Iñárritu’s focus is on performance and on art, what it means to work and to create. Acting as counterpoint to Riggan troubled recovery is his lead actor Mike (Ed Norton, great in this and also in need of reinvention) who, in the film’s best and also most troublesome joke, is so committed to his method acting attempts unsimulated sex with co-star and half-girlfriend Lesley (Naomi Watts). Watts does her best with an undeveloped role, as do the props/partners that are Riggan’s daughter Emma Stone, girlfriend Andrea Riseborough, and ex-wife Amy Ryan. Ryan’s character, so blatantly only written in to advance plot, shows up halfway through unannounced, serves her one-dimensional purpose and disappears unceremoniously. The most clever character perhaps, is the introduction of a nemesis to all creators in vile theatre critic Tabitha Dickinson (Lindsay Duncan), whose bitterness colours her critical faculty – those who can’t create, critique right? Any critical rejection of BiRDMAN comes off as upset at the portrayal of critics, rather than genuine problems with the film’s considerable flaws.

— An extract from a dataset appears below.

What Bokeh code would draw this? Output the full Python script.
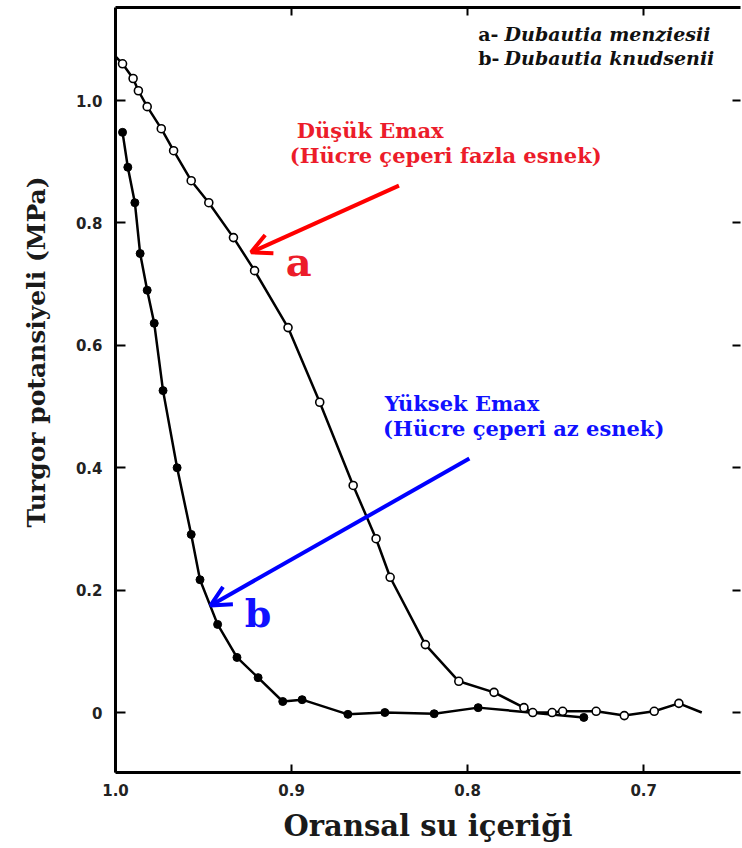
from bokeh.plotting import figure
from bokeh.models import (Range1d, LinearAxis, FixedTicker, Label, Arrow, OpenHead,
                          PrintfTickFormatter, Title)
from bokeh.embed import file_html
from bokeh.resources import INLINE

# Series a: Dubautia menziesii (open circles)
a_x = [0.996, 0.990, 0.987, 0.982, 0.974, 0.967, 0.957, 0.947, 0.933, 0.921,
       0.902, 0.884, 0.865, 0.852, 0.844, 0.824, 0.805, 0.785, 0.768, 0.763,
       0.752, 0.746, 0.727, 0.711, 0.694, 0.680]
a_y = [1.060, 1.036, 1.016, 0.990, 0.954, 0.918, 0.869, 0.833, 0.776, 0.722,
       0.629, 0.507, 0.371, 0.284, 0.221, 0.111, 0.051, 0.033, 0.008, 0.000,
       0.000, 0.002, 0.002, -0.005, 0.002, 0.015]
# drawn curve of a runs from the y axis to the end of the baseline
a_line_x = [1.000] + a_x + [0.667]
a_line_y = [1.072] + a_y + [0.000]

# Series b: Dubautia knudsenii (filled circles)
b_x = [0.996, 0.993, 0.989, 0.986, 0.982, 0.978, 0.973, 0.965, 0.957, 0.952,
       0.942, 0.931, 0.919, 0.905, 0.894, 0.868, 0.847, 0.819, 0.794, 0.734]
b_y = [0.948, 0.891, 0.833, 0.750, 0.690, 0.636, 0.526, 0.400, 0.291, 0.217,
       0.144, 0.090, 0.057, 0.018, 0.021, -0.003, 0.000, -0.002, 0.008, -0.008]

x_ticks = [1.0, 0.9, 0.8, 0.7]
y_ticks = [0.0, 0.2, 0.4, 0.6, 0.8, 1.0]

x_title = "Oransal su içeriği"
y_title = "Turgor potansiyeli (MPa)"

p = figure(width=742, height=848,
           x_range=Range1d(1.0, 0.645), y_range=Range1d(-0.098, 1.152),
           output_backend="svg", toolbar_location=None,
           min_border_left=115, min_border_right=2,
           min_border_top=7, min_border_bottom=76,
           x_axis_label=x_title)

p.background_fill_color = "white"
p.border_fill_color = "white"
p.outline_line_color = None
p.grid.visible = False

serif = "DejaVu Serif"
tick_font = "DejaVu Sans"

# bottom axis
xa = p.xaxis[0]
xa.ticker = FixedTicker(ticks=x_ticks)
xa.formatter = PrintfTickFormatter(format="%.1f")
xa.axis_line_width = 3
xa.major_tick_in = 8
xa.major_tick_out = 0
xa.major_tick_line_width = 2
xa.minor_tick_line_color = None
xa.major_label_standoff = 11
xa.major_label_text_font = tick_font
xa.major_label_text_font_style = "bold"
xa.major_label_text_font_size = "15px"
xa.major_label_text_color = "#222222"
xa.axis_label_text_font = serif
xa.axis_label_text_font_style = "bold"
xa.axis_label_text_font_size = "29px"
xa.axis_label_text_color = "#1a1a1a"
xa.axis_label_standoff = 10

# left axis
ya = p.yaxis[0]
ya.ticker = FixedTicker(ticks=y_ticks)
ya.formatter = PrintfTickFormatter(format="%.1f")
ya.major_label_overrides = {0: "0"}
ya.axis_line_width = 3
ya.major_tick_in = 10
ya.major_tick_out = 0
ya.major_tick_line_width = 2
ya.minor_tick_line_color = None
ya.major_label_standoff = 13
ya.major_label_text_font = tick_font
ya.major_label_text_font_style = "bold"
ya.major_label_text_font_size = "15px"
ya.major_label_text_color = "#222222"

# y axis title as a side title (lets it sit above the frame centre like the reference)
p.add_layout(Title(text=y_title, align="left", offset=245, standoff=40,
                   vertical_align="top",
                   text_font=serif, text_font_style="bold", text_font_size="25px",
                   text_color="#1a1a1a"), "left")

# top axis (ticks only)
top = LinearAxis(ticker=FixedTicker(ticks=[0.9, 0.8, 0.7]))
top.axis_line_width = 3
top.major_tick_in = 8
top.major_tick_out = 0
top.major_tick_line_width = 2
top.minor_tick_line_color = None
top.major_label_text_color = None
top.major_label_text_font_size = "1px"
top.major_label_standoff = 0
p.add_layout(top, "above")

# right axis (ticks only)
right = LinearAxis(ticker=FixedTicker(ticks=y_ticks))
right.axis_line_color = None
right.major_tick_in = 8
right.major_tick_out = 0
right.major_tick_line_width = 2
right.minor_tick_line_color = None
right.major_label_text_color = None
right.major_label_text_font_size = "1px"
right.major_label_standoff = 0
p.add_layout(right, "right")

# curves
p.line(a_line_x, a_line_y, line_color="black", line_width=2.5)
p.line(b_x, b_y, line_color="black", line_width=2.5)
p.scatter(a_x, a_y, marker="circle", size=8, fill_color="white",
          line_color="black", line_width=1.6)
p.scatter(b_x, b_y, marker="circle", size=8, fill_color="black",
          line_color="black")

red_txt = "#ec1c2a"
blue_txt = "#1010ff"
ann_size = "21px"

# red annotation
p.add_layout(Arrow(end=OpenHead(line_color="red", line_width=4, size=20),
                   x_start=0.839, y_start=0.861, x_end=0.923, y_end=0.752,
                   line_color="red", line_width=4))
p.add_layout(Label(x=0.897, y=0.951, text="Düşük Emax", text_font=serif,
                   text_font_style="bold", text_font_size=ann_size,
                   text_color=red_txt, text_baseline="middle", text_align="left"))
p.add_layout(Label(x=0.901, y=0.910, text="(Hücre çeperi fazla esnek)", text_font=serif,
                   text_font_style="bold", text_font_size=ann_size,
                   text_color=red_txt, text_baseline="middle", text_align="left"))
p.add_layout(Label(x=0.896, y=0.737, text="a", text_font=serif,
                   text_font_style="bold", text_font_size="40px",
                   text_color=red_txt, text_baseline="middle", text_align="center"))

# blue annotation
p.add_layout(Arrow(end=OpenHead(line_color="blue", line_width=4, size=20),
                   x_start=0.799, y_start=0.415, x_end=0.946, y_end=0.175,
                   line_color="blue", line_width=4))
p.add_layout(Label(x=0.847, y=0.505, text="Yüksek Emax", text_font=serif,
                   text_font_style="bold", text_font_size=ann_size,
                   text_color=blue_txt, text_baseline="middle", text_align="left"))
p.add_layout(Label(x=0.848, y=0.464, text="(Hücre çeperi az esnek)", text_font=serif,
                   text_font_style="bold", text_font_size=ann_size,
                   text_color=blue_txt, text_baseline="middle", text_align="left"))
p.add_layout(Label(x=0.919, y=0.162, text="b", text_font=serif,
                   text_font_style="bold", text_font_size="38px",
                   text_color=blue_txt, text_baseline="middle", text_align="center"))

# species key
for lab, name, yy in [("a-", "Dubautia menziesii", 1.109), ("b-", "Dubautia knudsenii", 1.070)]:
    p.add_layout(Label(x=0.794, y=yy, text=lab, text_font=serif,
                       text_font_style="bold", text_font_size="19px",
                       text_color="#111111", text_baseline="middle", text_align="left"))
    p.add_layout(Label(x=0.779, y=yy, text=name, text_font=serif,
                       text_font_style="bold italic", text_font_size="19px",
                       text_color="#111111", text_baseline="middle", text_align="left"))

open("out.html", "w").write(file_html(p, INLINE))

One of the main problems is that none of it as clever as Iñárritu thinks it as. Every idea, joke or message either bludgeons the viewer with its directness, and worse with its smugness; or is hurled out without consideration or justification, packaged in an idiotic witticism like “popularity is the shitty cousin of prestige.” Iñárritu asks these constant broad questions, about art, performance, life and integrity but delivers few answers. Those that arrive are at best hackneyed and conventional, and at worst infantile. The one-take approach, other than being a talking point for the film and a piece of spectacle and showmanship, seems present mostly to mask the emptiness of the film. If Iñárritu and Lubezki whisk us along at such an intense pace whilst shouting CLEVER IDEAS at us, we won’t have the chance to actually think about them, and realise they make little sense. It’s a ride for sure, but far from a smart one.